As I sit in the cockpit crying and talking to God I realize I’m being a baby and need to just stop it. I’m much tougher than all this and I know we will get there. These things are just part of the type of sailing we do. So I dry my tears and start reading my book. I could use a little humor at this point.
About a half hour into my watch I get a snout full of diesel fuel fumes. It’s strong, really strong and it’s filling the cockpit. I pull back on the throttle and call Dan. He felt us slow down and was already on his way up. As soon as he opens the doors the fumes smack him right in the face. For crying out loud what is this now? Haven’t we had enough already?
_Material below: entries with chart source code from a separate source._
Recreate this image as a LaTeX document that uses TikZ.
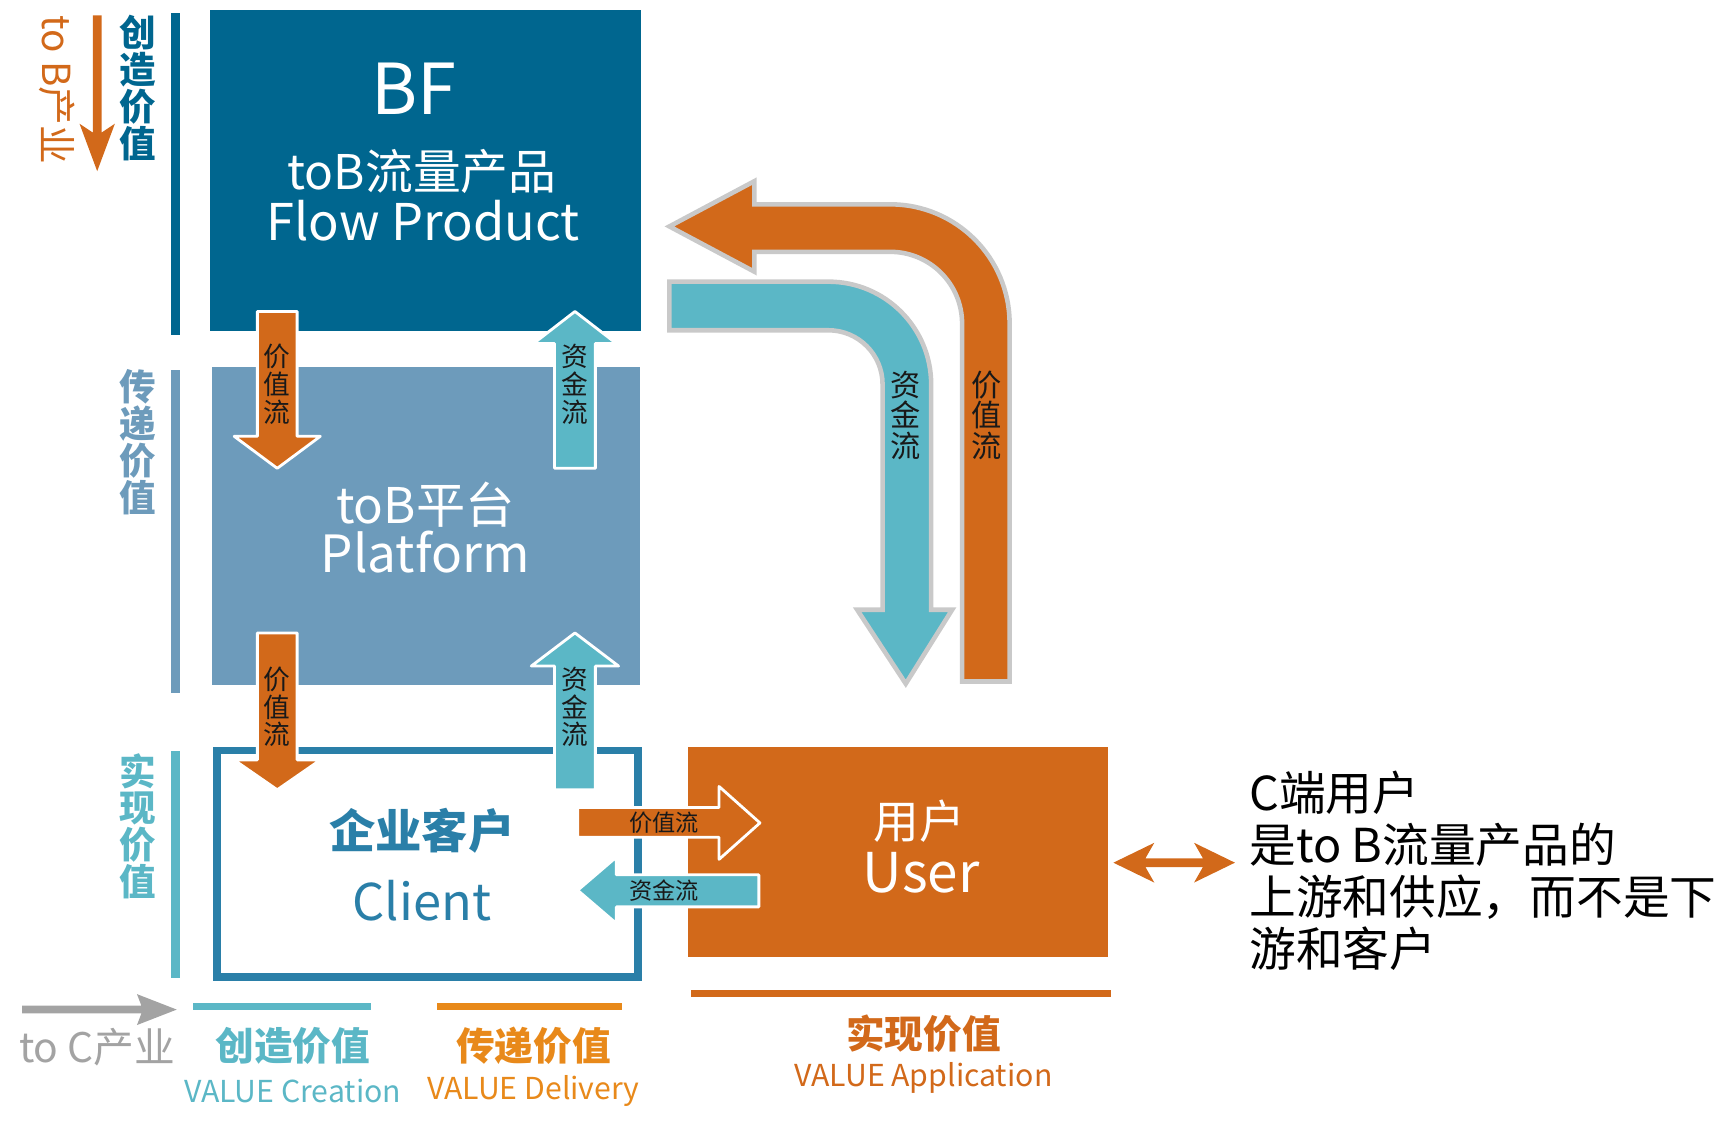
\documentclass[tikz,border=0pt]{standalone}
\usepackage{fontspec}
\setmainfont{Noto Sans CJK SC}
\definecolor{cDark}{HTML}{00668F}
\definecolor{cPlat}{HTML}{6D9BBB}
\definecolor{cClient}{HTML}{2A7FA8}
\definecolor{cTeal}{HTML}{5BB7C6}
\definecolor{cOrange}{HTML}{D2691A}
\definecolor{cOrangeL}{HTML}{E8891A}
\definecolor{cGrey}{HTML}{A3A3A3}
\definecolor{cEdge}{HTML}{C9C9C9}
\newcommand{\myfs}[2]{\fontsize{#1}{#2}\selectfont}
\def\U{0.011046cm}
\begin{document}
\begin{tikzpicture}[x=0.011046cm,y=-0.011046cm,
  box/.style={rectangle,inner sep=0pt,outer sep=0pt},
  lbl/.style={inner sep=0pt,outer sep=0pt,align=center},
  small/.style={lbl,text=black!90,font=\myfs{7.6}{7.9}},
  bigl/.style={lbl,text=black!90,font=\myfs{8.6}{8.7}},
  smallarrow/.style={draw=white,line width=0.8pt,line join=round},
  bentarrow/.style={draw=cEdge,line width=1.3pt,line join=miter},
  sidelbl/.style={lbl,font=\bfseries\myfs{10.4}{10.5}},
  bar/.style={line width=8*\U}]
\useasboundingbox (0,0) rectangle (1568,1029);

% ---------------- boxes ----------------
\node[box,fill=cDark,minimum width={390*\U},minimum height={291*\U}] (bf) at (385,154.5) {};
\node[box,fill=cPlat,minimum width={387*\U},minimum height={288*\U}] (plat) at (385.5,476) {};
\node[box,draw=cClient,line width={7*\U},fill=white,minimum width={381*\U},minimum height={205*\U}] (client) at (387,782) {};
\node[box,fill=cOrange,minimum width={380*\U},minimum height={190*\U}] (user) at (813,771) {};

% box texts
\node[lbl,text=white,font=\myfs{20}{22}] (bfA) at (375,80) {BF};
\node[lbl,text=white,font=\myfs{13.6}{15}] (bfB) at (382,155) {toB流量产品};
\node[lbl,text=white,font=\myfs{14.4}{16}] (bfC) at (383,200) {Flow Product};
\node[lbl,text=white,font=\myfs{14}{15}] (plA) at (385,457) {toB平台};
\node[lbl,text=white,font=\myfs{14.6}{16}] (plB) at (385,500) {Platform};
\node[lbl,text=cClient,font=\bfseries\myfs{13.2}{14}] (clA) at (382,752) {企业客户};
\node[lbl,text=cClient,font=\myfs{14.4}{16}] (clB) at (382,815) {Client};
\node[lbl,text=white,font=\myfs{13}{14}] (usA) at (832,743) {用户};
\node[lbl,text=white,font=\myfs{15.6}{17}] (usB) at (834,790) {User};

% ---------------- left side ----------------
\draw[bar,cDark] (159,12) coordinate (b1s) -- (159,303) coordinate (b1e);
\draw[bar,cPlat] (159,335) coordinate (b2s) -- (159,627) coordinate (b2e);
\draw[bar,cTeal] (159,680) coordinate (b3s) -- (159,885) coordinate (b3e);
\node[sidelbl,text=cDark] (s1) at (125,80) {创\\造\\价\\值};
\node[sidelbl,text=cPlat] (s2) at (125,400) {传\\递\\价\\值};
\node[sidelbl,text=cTeal] (s3) at (125,748) {实\\现\\价\\值};
\node[lbl,text=cOrange,font=\myfs{11}{12},rotate=-90] (toB) at (52,81) {to B产业};
\fill[cOrange] (84,14) -- (92,14) -- (92,120) -- (104,112) -- (88,155) -- (72,112) -- (84,120) -- cycle;

% ---------------- small arrows ----------------
\filldraw[smallarrow,fill=cOrange] (233,282) -- (269,282) -- (269,395) -- (290,395) -- (251,424) -- (212,395) -- (233,395) -- cycle;
\node[small] (v1) at (251,348) {价\\值\\流};
\filldraw[smallarrow,fill=cTeal] (502,424) -- (539,424) -- (539,311) -- (558,311) -- (520.5,282) -- (483,311) -- (502,311) -- cycle;
\node[small] (m1) at (520.5,348) {资\\金\\流};
\filldraw[smallarrow,fill=cOrange] (233,573) -- (269,573) -- (269,688) -- (290,688) -- (251,715) -- (212,688) -- (233,688) -- cycle;
\node[small] (v2) at (251,640) {价\\值\\流};
\filldraw[smallarrow,fill=cTeal] (502,715) -- (539,715) -- (539,603) -- (560,603) -- (520.5,573) -- (481,603) -- (502,603) -- cycle;
\node[small] (m2) at (520.5,640) {资\\金\\流};
\filldraw[smallarrow,fill=cOrange] (523,731) -- (651,731) -- (651,712) -- (688,745) -- (651,778) -- (651,758) -- (523,758) -- cycle;
\node[lbl,text=black!90,font=\myfs{6.6}{7}] (v3) at (601,745) {价值流};
\filldraw[smallarrow,fill=cTeal] (687,792) -- (558,792) -- (558,776) -- (523,806) -- (558,836) -- (558,821) -- (687,821) -- cycle;
\node[lbl,text=black!90,font=\myfs{6.6}{7}] (m3) at (601,806) {资金流};

% ---------------- bent arrows ----------------
\filldraw[bentarrow,fill=cOrange] (871,617) -- (871,293) arc[start angle=0,end angle=-90,radius=65]
  -- (683,228) -- (683,246) -- (606,205) -- (683,164) -- (683,185) -- (806,185)
  arc[start angle=-90,end angle=0,radius=108] -- (914,617) -- cycle;
\node[bigl] (v4) at (893,376) {价\\值\\流};
\filldraw[bentarrow,fill=cTeal] (606,255) -- (750,255) arc[start angle=-90,end angle=0,radius=93]
  -- (843,552) -- (862,552) -- (820,619) -- (776,552) -- (799,552) -- (799,348)
  arc[start angle=0,end angle=-90,radius=49] -- (606,299) -- cycle;
\node[bigl] (m4) at (820,376) {资\\金\\流};

% ---------------- bottom ----------------
\fill[cGrey] (20,910.5) -- (128,910.5) -- (124,900) -- (160,914) -- (124,928) -- (128,917.5) -- (20,917.5) -- cycle;
\node[lbl,text=cGrey,font=\myfs{11.6}{12}] (toC) at (88,948) {to C产业};
\draw[line width=6*\U,cTeal] (175,911) coordinate (l1s) -- (336,911) coordinate (l1e);
\draw[line width=6*\U,cOrangeL] (396,911) coordinate (l2s) -- (563,911) coordinate (l2e);
\draw[line width=7*\U,cOrange] (626,899.5) coordinate (l3s) -- (1006,899.5) coordinate (l3e);
\node[lbl,text=cTeal,font=\bfseries\myfs{11}{12}] (cA) at (265,947) {创造价值};
\node[lbl,text=cTeal,font=\myfs{8.6}{9}] (cB) at (265,988) {VALUE Creation};
\node[lbl,text=cOrangeL,font=\bfseries\myfs{11}{12}] (dA) at (483,947) {传递价值};
\node[lbl,text=cOrangeL,font=\myfs{8.6}{9}] (dB) at (483,988) {VALUE Delivery};
\node[lbl,text=cOrange,font=\bfseries\myfs{11}{12}] (aA) at (836,936) {实现价值};
\node[lbl,text=cOrange,font=\myfs{8.6}{9}] (aB) at (836,976) {VALUE Application};

% ---------------- right ----------------
\fill[cOrange] (1008,781) -- (1045,763) -- (1037,777) -- (1089,777) -- (1081,763) -- (1118,781)
  -- (1081,799) -- (1089,785) -- (1037,785) -- (1045,799) -- cycle;
\node[lbl,align=left,anchor=west,text=black,font=\myfs{13.3}{14.8}] (note) at (1131,788)
  {C端用户\\是to B流量产品的\\上游和供应，而不是下\\游和客户};
\end{tikzpicture}
\end{document}
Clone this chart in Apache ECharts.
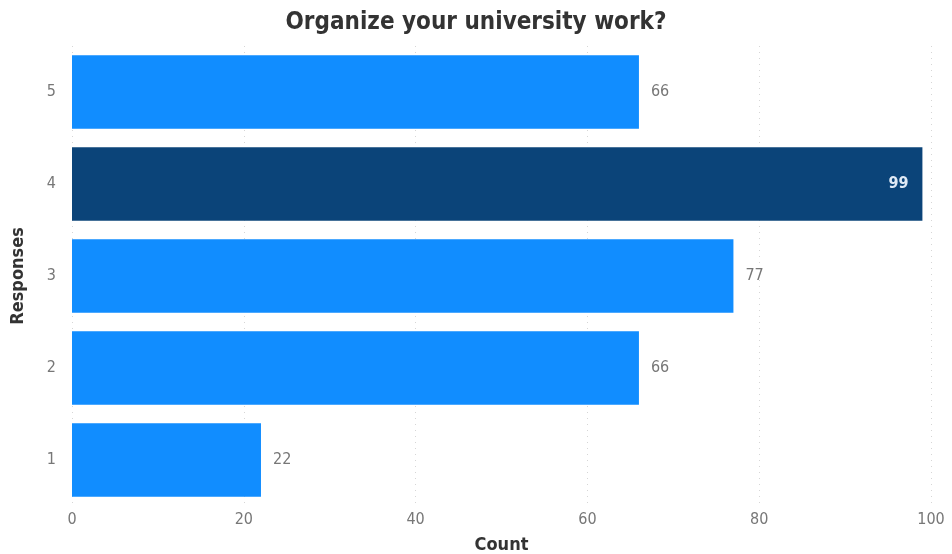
<!DOCTYPE html>
<html>
<head>
<meta charset="utf-8">
<script src="https://cdn.jsdelivr.net/npm/echarts@6/dist/echarts.min.js"></script>
<style>
  html, body { margin: 0; padding: 0; background: #ffffff; }
  #chart { width: 952px; height: 554px; }
</style>
</head>
<body>
<div id="chart"></div>
<script>
// Survey answers: how many respondents chose each response level
const responses = ['1', '2', '3', '4', '5'];
const counts = [22, 66, 77, 99, 66];
const countTicks = [0, 20, 40, 60, 80, 100];

const highlightIndex = counts.indexOf(Math.max(...counts));
const baseColor = '#118DFF';
const highlightColor = '#0B4479';

const chart = echarts.init(document.getElementById('chart'));

chart.setOption({
  backgroundColor: '#ffffff',
  animation: false,
  title: {
    text: 'Organize your university work?',
    left: 'center',
    top: 6,
    textStyle: {
      fontFamily: 'DejaVu Sans Condensed',
      fontWeight: 'bold',
      fontSize: 24,
      color: '#333333'
    }
  },
  grid: {
    left: 72,
    right: 21,
    top: 46,
    bottom: 48,
    containLabel: false,
    outerBoundsMode: 'none'
  },
  xAxis: {
    type: 'value',
    min: countTicks[0],
    max: countTicks[countTicks.length - 1],
    interval: countTicks[1] - countTicks[0],
    name: 'Count',
    nameLocation: 'middle',
    nameGap: 30,
    nameTextStyle: {
      fontFamily: 'DejaVu Sans Condensed',
      fontWeight: 'bold',
      fontSize: 18,
      color: '#333333'
    },
    axisLine: { show: false },
    axisTick: { show: false },
    axisLabel: {
      fontFamily: 'DejaVu Sans Condensed',
      fontSize: 16,
      color: '#777777',
      margin: 6
    },
    splitLine: {
      show: true,
      lineStyle: { color: '#d6d6d6', type: [1, 5], width: 1 }
    }
  },
  yAxis: {
    type: 'category',
    data: responses,
    name: 'Responses',
    nameLocation: 'middle',
    nameGap: 45,
    nameRotate: 90,
    nameTextStyle: {
      fontFamily: 'DejaVu Sans Condensed',
      fontWeight: 'bold',
      fontSize: 18,
      color: '#333333'
    },
    axisLine: { show: false },
    axisTick: { show: false },
    axisLabel: {
      fontFamily: 'DejaVu Sans Condensed',
      fontSize: 16,
      color: '#777777',
      margin: 16
    },
    splitLine: { show: false }
  },
  series: [{
    type: 'bar',
    barCategoryGap: '20%',
    data: counts.map((v, i) => ({
      value: v,
      itemStyle: { color: i === highlightIndex ? highlightColor : baseColor },
      label: i === highlightIndex
        ? { position: 'insideRight', color: '#dfe9f5', fontWeight: 'bold', distance: 14 }
        : { position: 'right', color: '#777777', distance: 12 }
    })),
    label: {
      show: true,
      fontFamily: 'DejaVu Sans Condensed',
      fontSize: 16
    }
  }]
});
</script>
</body>
</html>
Dan puts on his clothes and foul weather gear and heads out on deck. Within moments he sees that one of our 50 liter fuel jugs has a crack in the side. He we go. We hove to for the third time in less than 12 hours. We will have to siphon the fuel from the jug into the main fuel tank in the dark. Joy oh joy! NOT!
Dan grabs the jiggler siphon doodad and we head to the port deck. The jug in question is heavy and just two days ago the handle broke. He’s going to have to untie and move three other jugs in order to slide this one down to the fuel hole on deck. I’m there to hold those jugs in place and keep them from going overboard, It takes twenty minutes or so just to get things ready and start the process of siphoning. The two of us are sitting there in the pitch black with just a tiny spotlight from his headlamp to light the project. We barely speak a word. I think we both are feeling a little beaten down and this is just the end of the third day. We still have nine more to go.
It took us just over an hour to get the fuel transferred, get the jugs re-secured, clean the fuel from the deck and get ready to get back underway. It’s just before 0500 when Dan heads back down for some much deserved rest. As for me, I hunkered down in the cockpit under the dodger where I sat watching the white ocean foam spill out from under Dazzler and pondered what in the world could happen next.